As the FIAC (Foire Internationale d’Art Contemporain) and a fistful of art fairs coursed through Paris in October like drunken sailors, some venues went full tilt on one-person exhibitions. Among them, Galerie Claude Bernard offered a sweet retrospective of the assemblage and painted works of British blue chipper Sir Peter Blake.
Blake, now 84, filled the Left Bank gallery with homages to some of his friends (and favorite artists) in beguiling pieces rife with erudition and humor. One of earliest practitioners of Pop, the artist began as a realist painter and moved sideways into emblematic, flatly rendered subjects like his “The First Real Target” (1961), a direct reference to Johns’ “Target” (1958). Blake, however, bought a real archery target and essentially collaged it onto canvas; it was not exactly a painting, but was suddenly in the context of one, and then viewed through filter of the Johns’ work.

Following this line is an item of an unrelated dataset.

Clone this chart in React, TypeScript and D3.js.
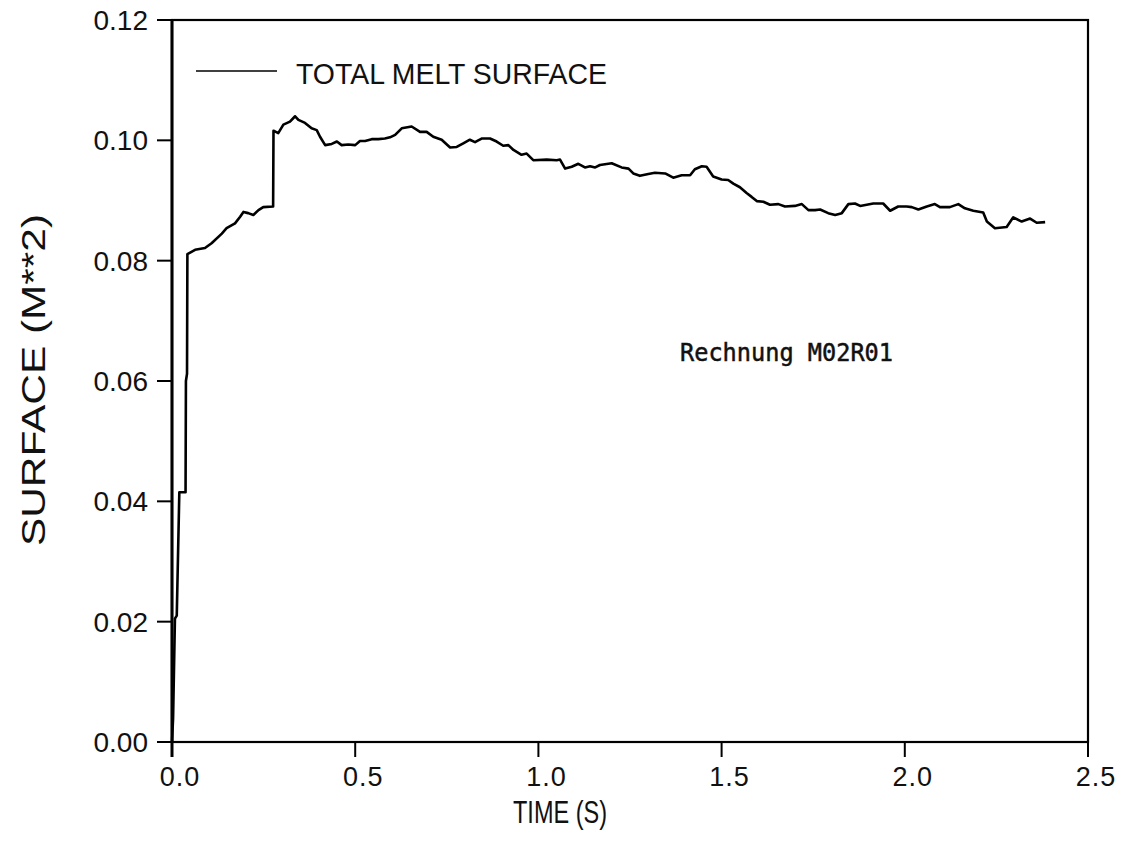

Blake’s talent as assembler of ideas, draughtsman, painter, and maker of objects is formidable. He’ll screen print soft-porn French post cards, produce sensitive (and ironic) portraits of friends like David Hockney, erect large-scale cigar box soldiers. Blake became a global phenomenon with his design for The Beatles’ 1967 Sargent Pepper’s Lonely Hearts Club Band album cover. He was knighted by Queen Elizabeth, too, but Blake seemed always less interested in The Queen (or The King–Elvis) than their images.
The artist mined popular culture in a way few others have, and in fact, in a conversation with Lawrence Alloway helped name the movement–Pop Art–back in London in 1958. He’s persnickety about fonts, and from what I can only believe–his particular hoarding instincts. Which brings us back to the Claude Bernard exhibition: Blake is a serial multiplier. He makes not one or three images of a subject but dozens. He collects, organizes, labels. He’s fond of alphabets and artists–see his “Marcel Duchamp’s World Tour: Playing Chess with Tracey Emin” (2003-2005) or his “Butterfly” homage to Damien Hirst.
In the Paris show, with so many works on view, it was hard to choose one work that summed up Blake’s exhaustiveness, but perhaps his “Museum of Black & White 12” (in homage to Mark Dion), 2008-2010, offers a choice view of his oeuvre. The piece catalogs dozens of black and white objects–combs, spoons, numbers, letters, toy camels, horses, buddhas, and knick knacks affixed to a canvas and a shelf in typical Mark Dion fashion. Dion, an American conceptual artist, is known for his literal archeological digs and museum-like presentations of his finds. Blake reminds us of the artist’s métier with his wide-ranging endeavors–that the work is lifelong, the endeavor is serious and results are surprising reflections of what we’ve buried in our lives, our homes and our collective unconscious.
Peter Blake, 14 October – 26 November 2016, Galerie Claude Bernard, 5-7 Rue des Beaux Arts 75006 Paris, France.